Uncountable homogeneous structures
Adam Bartoš, Wiesław Kubiś
TL;DR
The paper addresses the problem of existence for uncountable homogeneous first‑order structures with a given age, introducing a general construction that starts from a countable Fraïssé limit ${\mathbb U}$ with a nontrivial self‑embedding and builds an uncountable chain of copies whose colimit remains homogeneous and retains the same age. The core idea hinges on extensible embeddings and the automorphism monoid ${\mathcal{E}{\mathbb U}}$, using either natural Katětov‑style constructions or careful amalgamation arguments to ensure homogeneity at the uncountable level. It presents a unifying framework that encompasses ultraproducts, Katětov functors, and rigid moieties, and analyzes when the amalgamation property lifts to infinite structures, illustrated by diverse examples (groups, anti‑metric spaces, and ordered graphs).

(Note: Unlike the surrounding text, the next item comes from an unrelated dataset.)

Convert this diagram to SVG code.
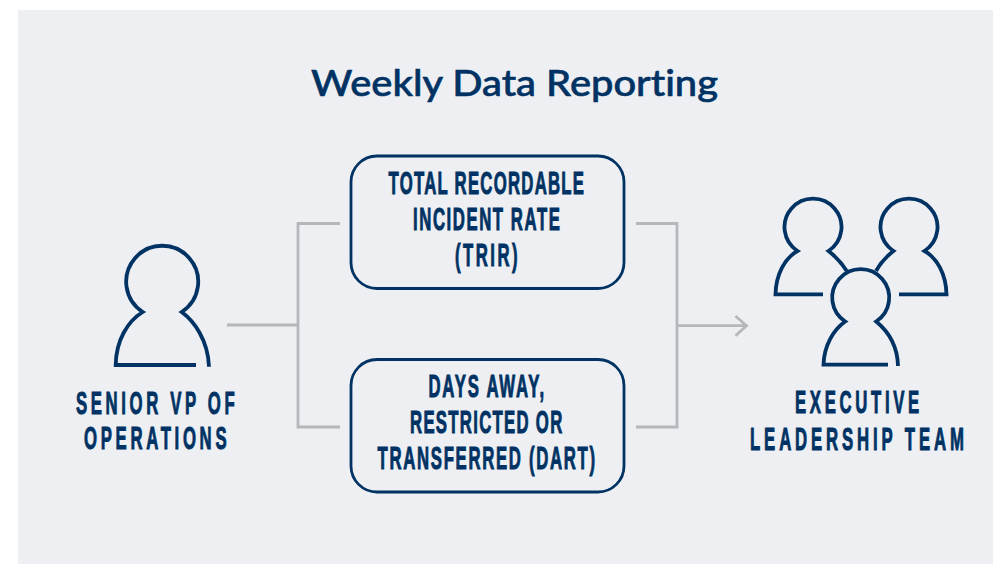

The paper also discusses converse directions, poses open problems about extensibility in various Fraïssé limits, and suggests a broader categorical perspective via $\omega$‑accessible categories. Overall, it broadens Fraïssé theory to uncountable contexts, clarifies the role of extensibility and AP, and provides concrete constructions and counterexamples across multiple domains.
Abstract
We study the existence of uncountable first-order structures that are homogeneous with respect to their finitely generated substructures. In many classical cases this is either well-known or follows from general facts, for example, if the language is finite and relational then ultrapowers provide arbitrarily large such sturctures. On the other hand, there are no general results saying that uncountable homogeneous structures with a given age exist. We examine the monoid of self-embeddings of a fixed countable homogeneous structure and, using abstract Fraïssé theory, we present a method of constructing an uncountable homogeneous structure, based on the amalgamation property of this monoid.